Comme dans Zone Cinglée, Kaoutar Harchi se glisse dans une narration au masculin – partagée ici par les quatre hommes de ce récit – et construit son histoire à la façon d'une tragédie grecque. Il n'y a nulle espérance et le récit pourrait sans doute se résumer à un sordide fait divers. Et pourtant, Kaoutar Harchi parvient à dégager de toute cette horreur, un récit poignant et universel.

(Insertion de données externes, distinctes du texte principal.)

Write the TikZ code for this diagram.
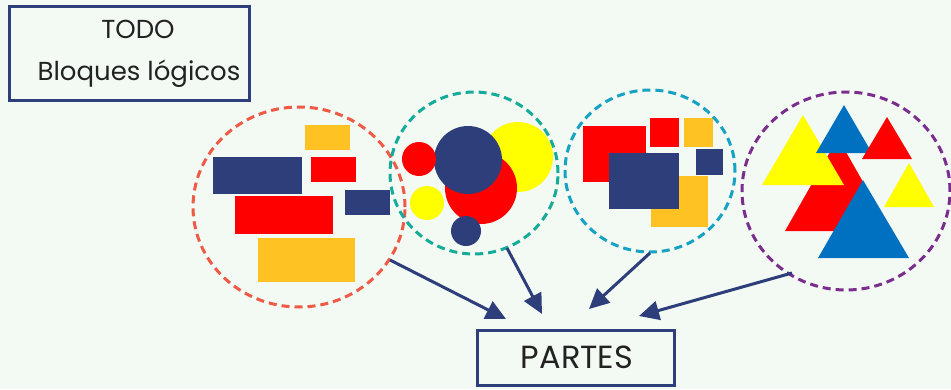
\documentclass[tikz,border=0pt]{standalone}
\usepackage{fontspec}
\setmainfont{Poppins}
\usetikzlibrary{shapes.geometric,arrows.meta}
\definecolor{bg}{HTML}{F3F9F3}
\definecolor{navy}{HTML}{2D3E7B}
\definecolor{gold}{HTML}{FFC222}
\definecolor{rred}{HTML}{FF0000}
\definecolor{yel}{HTML}{FFFF00}
\definecolor{blu}{HTML}{0070C0}
\definecolor{txt}{HTML}{222222}
\definecolor{c1}{HTML}{EE5A45}
\definecolor{c2}{HTML}{14AC98}
\definecolor{c3}{HTML}{16A2C3}
\definecolor{c4}{HTML}{7B2D8E}
\tikzset{
  labelbox/.style={draw=navy, line width=3pt, fill=none, inner sep=0pt},
  group/.style={ellipse, draw=#1, line width=3pt, dash pattern=on 8pt off 5pt, inner sep=0pt},
  conn/.style={draw=navy, line width=3pt, -{Triangle[length=20pt,width=19pt]}},
  txtstyle/.style={text=txt, inner sep=0pt, font=\fontsize{26}{30}\selectfont}
}
\begin{document}
\begin{tikzpicture}[x=1pt,y=-1pt]
\fill[bg] (0,0) rectangle (951,389);
\useasboundingbox (0,0) rectangle (951,389);

% title box
\node[labelbox, minimum width=240pt, minimum height=94pt] (todo) at (129.5,53.5) {};
\node[txtstyle] (todot) at (138,29) {TODO};
\node[txtstyle] (bloq) at (139,74) {Bloques lógicos};

% group 1: rectangles
\fill[gold] (305,125) rectangle (350,150);
\fill[navy] (213,157) rectangle (302,194);
\fill[rred] (311,157) rectangle (356,182);
\fill[navy] (345,190) rectangle (390,215);
\fill[rred] (235,196) rectangle (333,234);
\fill[gold] (258,238) rectangle (355,282);
\node[group=c1, minimum width=212pt, minimum height=200pt] (g1) at (299,207) {};

% group 2: circles
\fill[yel] (518,157) circle (35);
\fill[rred] (481,188) circle (36);
\fill[navy] (468,160) circle (34);
\fill[rred] (419,159) circle (17);
\fill[yel] (427,203) circle (17);
\fill[navy] (466,231) circle (15);
\node[group=c2, minimum width=168pt, minimum height=162pt] (g2) at (474,173) {};

% group 3: squares
\fill[rred] (583,126) rectangle (646,182);
\fill[rred] (650,118) rectangle (679,147);
\fill[gold] (684,118) rectangle (713,147);
\fill[gold] (651,176) rectangle (708,227);
\fill[navy] (609,153) rectangle (679,209);
\fill[navy] (696,149) rectangle (723,175);
\node[group=c3, minimum width=170pt, minimum height=162pt] (g3) at (650,171) {};

% group 4: triangles
\fill[rred] (838,138) -- (891,231) -- (785,231) -- cycle;
\fill[yel] (803,115) -- (844,185) -- (762,185) -- cycle;
\fill[blu] (844,105) -- (872,153) -- (816,153) -- cycle;
\fill[rred] (887,117) -- (912,159) -- (862,159) -- cycle;
\fill[yel] (909,163) -- (934,207) -- (884,207) -- cycle;
\fill[blu] (863,180) -- (909,258) -- (818,258) -- cycle;
\node[group=c4, minimum width=208pt, minimum height=198pt] (g4) at (846,191) {};

% PARTES box
\node[labelbox, minimum width=197pt, minimum height=55pt] (partes) at (576,358) {};
\node[txtstyle, font=\fontsize{32}{36}\selectfont] (partest) at (577,357) {PARTES};

% connectors
\coordinate (s1) at (390,260);
\coordinate (e1) at (506,319);
\coordinate (s2) at (507,248);
\coordinate (e2) at (542,314);
\coordinate (s3) at (650,253);
\coordinate (e3) at (589,309);
\coordinate (s4) at (792,273);
\coordinate (e4) at (639,316);
\draw[conn] (s1) -- (e1);
\draw[conn] (s2) -- (e2);
\draw[conn] (s3) -- (e3);
\draw[conn] (s4) -- (e4);
\end{tikzpicture}
\end{document}
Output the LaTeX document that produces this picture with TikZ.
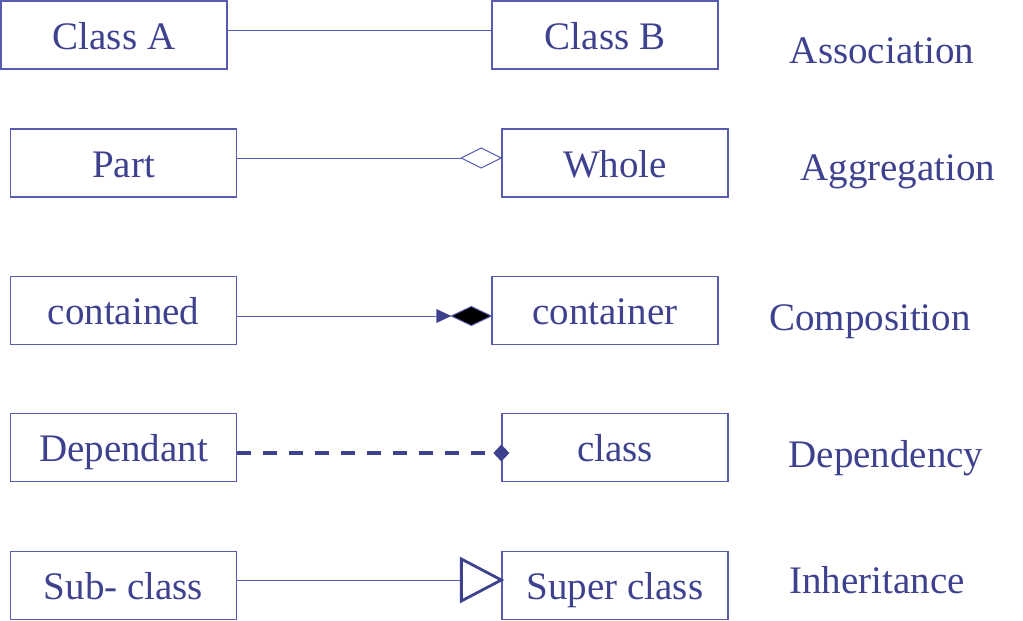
\documentclass[tikz,border=0pt]{standalone}
\usepackage{fontspec}
\setmainfont{Liberation Serif}
\usetikzlibrary{calc}
\definecolor{ln}{RGB}{88,92,176}
\definecolor{tx}{RGB}{62,66,142}
\begin{document}
\begin{tikzpicture}[x=1pt,y=-1pt,
  umlbox/.style={draw=ln, line width=1.3pt, minimum width=226pt, minimum height=68pt, inner sep=0pt,
    text=tx, font=\fontsize{39}{41}\selectfont, text height=28pt, text depth=0pt},
  kind/.style={text=tx, font=\fontsize{39}{41}\selectfont, anchor=base, inner sep=0pt},
  conn/.style={draw=ln, line width=1pt}]
\useasboundingbox (0,0) rectangle (1023,621);
% row 1
\node[umlbox] (A) at (114,35) {Class A};
\node[umlbox] (B) at (605,35) {Class B};
\node[kind] (l1) at (882,63) {Association};
\draw[conn] ([yshift=5pt]A.east) -- ([yshift=5pt]B.west);
% row 2
\node[umlbox] (part) at (123.5,163) {Part};
\node[umlbox] (whole) at (615,163) {Whole};
\node[kind] (l2) at (898,180) {Aggregation};
\coordinate (w) at ([yshift=5pt]whole.west);
\draw[conn] ([yshift=5pt]part.east) -- ($(w)+(-40,0)$);
\draw[conn] (w) -- ++(-20,-10) -- ++(-20,10) -- ++(20,10) -- cycle;
% row 3
\node[umlbox] (cd) at (123.5,310.5) {contained};
\node[umlbox] (cr) at (605,310.5) {container};
\node[kind] (l3) at (870,330) {Composition};
\coordinate (c) at ([yshift=-5.5pt]cr.west);
\draw[conn] ([yshift=-5.5pt]cd.east) -- ($(c)+(-55,0)$);
\draw[draw=ln, line width=1pt, fill=black] (c) -- ++(-20,-9.5) -- ++(-20,9.5) -- ++(20,9.5) -- cycle;
\fill[tx] ($(c)+(-40,0)$) -- ++(-15,-7) -- ++(0,14) -- cycle;
% row 4
\node[umlbox] (dep) at (123.5,447.5) {Dependant};
\node[umlbox] (cl) at (615,447.5) {class};
\node[kind] (l4) at (886,467) {Dependency};
\coordinate (d) at ([yshift=-5.5pt]cl.west);
\draw[draw=tx, line width=3.8pt, dash pattern=on 14pt off 12pt] ([yshift=-5.5pt]dep.east) -- ($(d)+(-8,0)$);
\fill[tx] ($(d)+(-8,0)$) -- ++(8,-8.5) -- ++(8,8.5) -- ++(-8,8.5) -- cycle;
% row 5
\node[umlbox] (sub) at (123.5,585.5) {Sub- class};
\node[umlbox] (sup) at (615,585.5) {Super class};
\node[kind] (l5) at (877,593) {Inheritance};
\coordinate (s) at ([yshift=5.5pt]sup.west);
\draw[conn] ([yshift=5.5pt]sub.east) -- ($(s)+(-40,0)$);
\draw[draw=tx, line width=2.8pt, line join=miter] (s) -- ++(-40,-21) -- ++(0,42) -- cycle;
\end{tikzpicture}
\end{document}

On retrouve des thèmes déjà abordés dans Zone Cinglée, comme la répression sexuelle et les dégâts incommensurables qui en découlent. Si l'auteur ne cherche en aucun cas à amoindrir  l'abomination des actes, elle cherche à en comprendre les origines, à démêler les fils de destins inéluctables. Comme dans Nedjma de Kateb Yacine (pour lequel la romancière a une grande admiration), les personnages de Kaoutar Harchi sont obnubilés par une figure féminine algérienne quasi-mythologique. Ici, elle s'appelle Nour et symbolise à la fois la figure maternelle, la tentatrice et la mémoire de l'horreur des hommes.

Nour habite dans le silence, accompagnée par le vol des insectes. Nul de demande de ses nouvelles, certains pensent même qu'elle est une magicienne échappée d'un royaume en guerre. Elle vend ses nuits, gagne un peu d'argent. Quelque chose en elle attire les hommes avant de les rejeter.

Tout donc commencera et finira avec Nour et avec cette terre nourricière qui fait naître des sentiments si paradoxaux. Dans l'intervalle les hommes auront grandi et perdu leurs illusions. Mais le retour aux sources est inévitable et le dénouement implacable.

Paradoxalement Kaoutar Harchi déploie ici un style plus accessible que dans son précédent roman jeunesse. L'écriture est plus linéaire bien que le récit soit construit sous la forme d'un roman choral. Mais la plume de la romancière n'en reste pas moins puissante et poétique malgré l'atrocité des faits.

Un récit poignant et dérangeant qui confirme le talent de cette toute jeune romancière.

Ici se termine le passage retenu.